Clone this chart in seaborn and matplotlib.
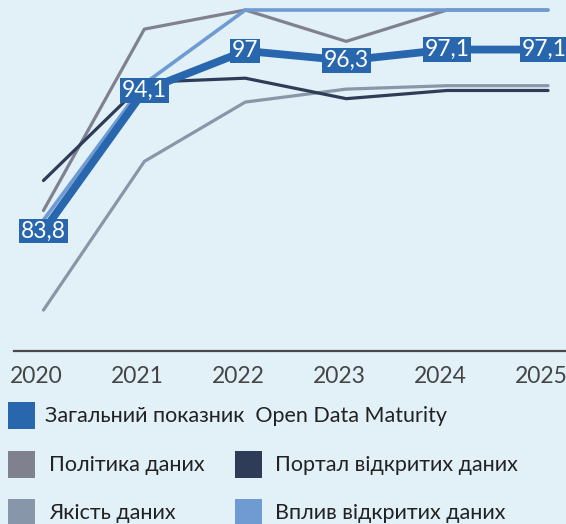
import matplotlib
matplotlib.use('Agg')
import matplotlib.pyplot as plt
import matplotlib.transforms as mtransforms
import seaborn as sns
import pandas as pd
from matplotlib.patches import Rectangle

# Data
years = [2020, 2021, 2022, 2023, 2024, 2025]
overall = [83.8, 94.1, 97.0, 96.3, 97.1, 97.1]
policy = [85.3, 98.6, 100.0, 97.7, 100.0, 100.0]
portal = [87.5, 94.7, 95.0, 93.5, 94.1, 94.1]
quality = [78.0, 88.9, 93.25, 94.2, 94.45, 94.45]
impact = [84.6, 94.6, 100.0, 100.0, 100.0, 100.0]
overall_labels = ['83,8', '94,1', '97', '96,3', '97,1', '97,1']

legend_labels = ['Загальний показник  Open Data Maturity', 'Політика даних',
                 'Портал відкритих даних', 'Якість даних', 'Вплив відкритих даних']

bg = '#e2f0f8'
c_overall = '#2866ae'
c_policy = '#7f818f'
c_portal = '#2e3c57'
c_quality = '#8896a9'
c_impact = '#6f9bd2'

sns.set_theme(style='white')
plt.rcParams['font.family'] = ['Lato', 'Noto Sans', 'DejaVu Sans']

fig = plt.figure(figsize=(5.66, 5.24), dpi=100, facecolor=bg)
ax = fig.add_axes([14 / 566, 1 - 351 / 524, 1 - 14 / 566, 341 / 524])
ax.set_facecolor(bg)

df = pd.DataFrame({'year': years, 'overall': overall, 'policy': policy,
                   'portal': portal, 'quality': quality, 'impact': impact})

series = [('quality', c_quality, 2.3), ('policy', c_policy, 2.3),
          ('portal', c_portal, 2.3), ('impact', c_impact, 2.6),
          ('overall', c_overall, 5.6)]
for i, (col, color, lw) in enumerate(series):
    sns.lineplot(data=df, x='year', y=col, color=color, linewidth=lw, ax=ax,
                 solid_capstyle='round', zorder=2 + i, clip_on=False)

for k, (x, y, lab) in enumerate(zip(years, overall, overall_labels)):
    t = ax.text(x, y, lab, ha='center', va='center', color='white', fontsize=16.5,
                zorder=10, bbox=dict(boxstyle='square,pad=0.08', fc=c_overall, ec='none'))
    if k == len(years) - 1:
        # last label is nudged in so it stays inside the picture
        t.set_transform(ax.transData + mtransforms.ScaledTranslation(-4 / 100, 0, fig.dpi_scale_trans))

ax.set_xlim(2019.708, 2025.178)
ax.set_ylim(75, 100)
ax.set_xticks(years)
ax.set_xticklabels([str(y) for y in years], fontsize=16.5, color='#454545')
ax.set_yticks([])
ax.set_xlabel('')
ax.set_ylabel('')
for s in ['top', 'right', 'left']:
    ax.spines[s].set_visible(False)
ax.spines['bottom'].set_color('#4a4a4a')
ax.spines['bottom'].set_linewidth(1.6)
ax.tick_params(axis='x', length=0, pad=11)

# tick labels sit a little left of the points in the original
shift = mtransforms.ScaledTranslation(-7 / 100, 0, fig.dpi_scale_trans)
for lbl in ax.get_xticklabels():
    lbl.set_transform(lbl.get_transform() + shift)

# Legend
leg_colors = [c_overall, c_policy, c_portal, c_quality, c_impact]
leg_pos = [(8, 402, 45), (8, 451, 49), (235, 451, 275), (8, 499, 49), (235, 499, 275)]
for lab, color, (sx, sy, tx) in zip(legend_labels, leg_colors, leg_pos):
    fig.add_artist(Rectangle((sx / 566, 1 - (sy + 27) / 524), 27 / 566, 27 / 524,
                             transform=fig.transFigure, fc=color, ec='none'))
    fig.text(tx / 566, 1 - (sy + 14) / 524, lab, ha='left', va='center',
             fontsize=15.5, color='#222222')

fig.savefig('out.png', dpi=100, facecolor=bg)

....

• What the task requires: Pull every line containing the word "matplotlib" out of the material and copy it.

• Task result:
Clone this chart in seaborn and matplotlib.
import matplotlib
matplotlib.use('Agg')
import matplotlib.pyplot as plt
import matplotlib.transforms as mtransforms
from matplotlib.patches import Rectangle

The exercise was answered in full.